I’m excited to announce that I’ve been selected to this year’s google summer of code. My mentoring organization is SMC - Swathantra Malayalam Computing and I will be working on the varnam project.
Varnam means ‘colors’. Varnam is a transliterator for indic languages. My task is to improve the learning capability of varnam by coming up with a stemmer algorithm for indic languages. A stemmer algorithm returns a base word when it is supplied a complex word. In english, supplying ‘retirement’ to the porter stemmer algorithm will trim it down to ‘retire’ and subsequently return ‘retir’. I have to do the same thing with malayalam words. The trick is to design the whole thing in such a way that stemming support for other languages can be easily added. The stemming rules will differ from language to language. Though I will be laying down the rules for malayalam, I should provide room for someone else if she decides to add support for another language. In short, my algorithm should be designed to read a ‘rule file’.

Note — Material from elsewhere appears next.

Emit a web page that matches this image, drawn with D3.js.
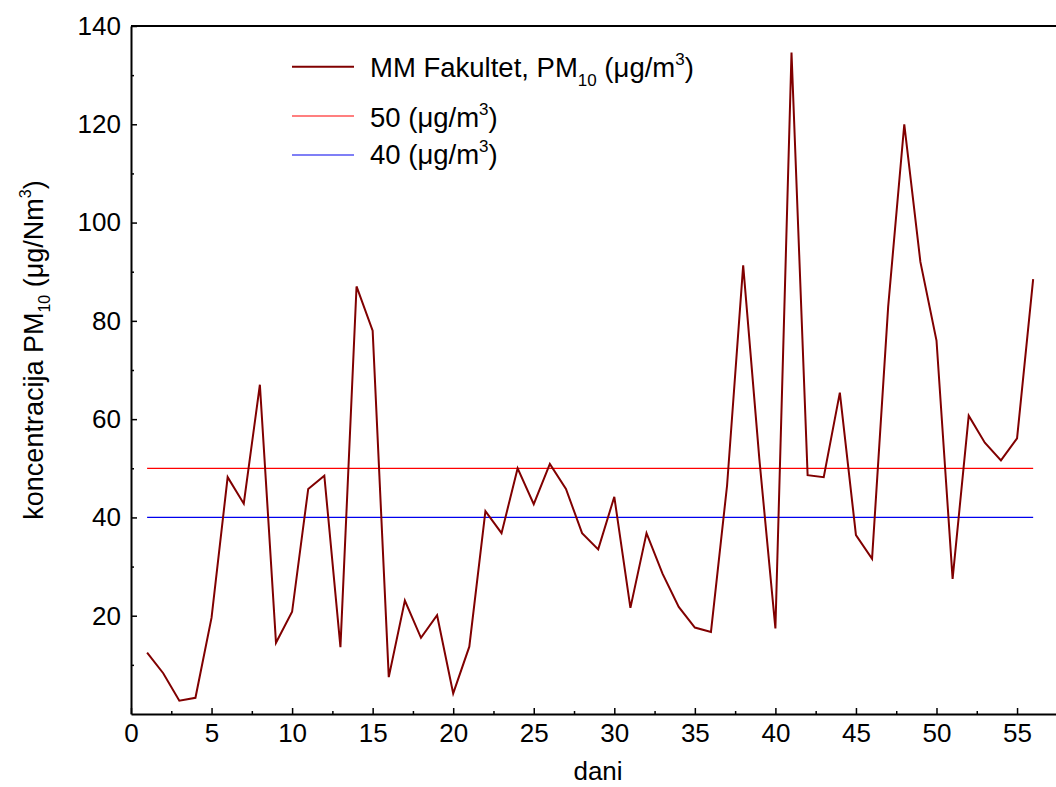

The varnam project can be found here. Why use varnam when you have, say, google input tools? For one, google input tools work only in windows. Two, I’m not sure if you can use it in your own programs. I guess not. Three, it is not open source which means google won’t let you take a peek inside. Four, varnam can render the whole linux shell in malayalam if need be (and if you are willing to put in the effort)! To be frank, seeing small round malayalam alphabets on my desktop konsole was quite unexpected!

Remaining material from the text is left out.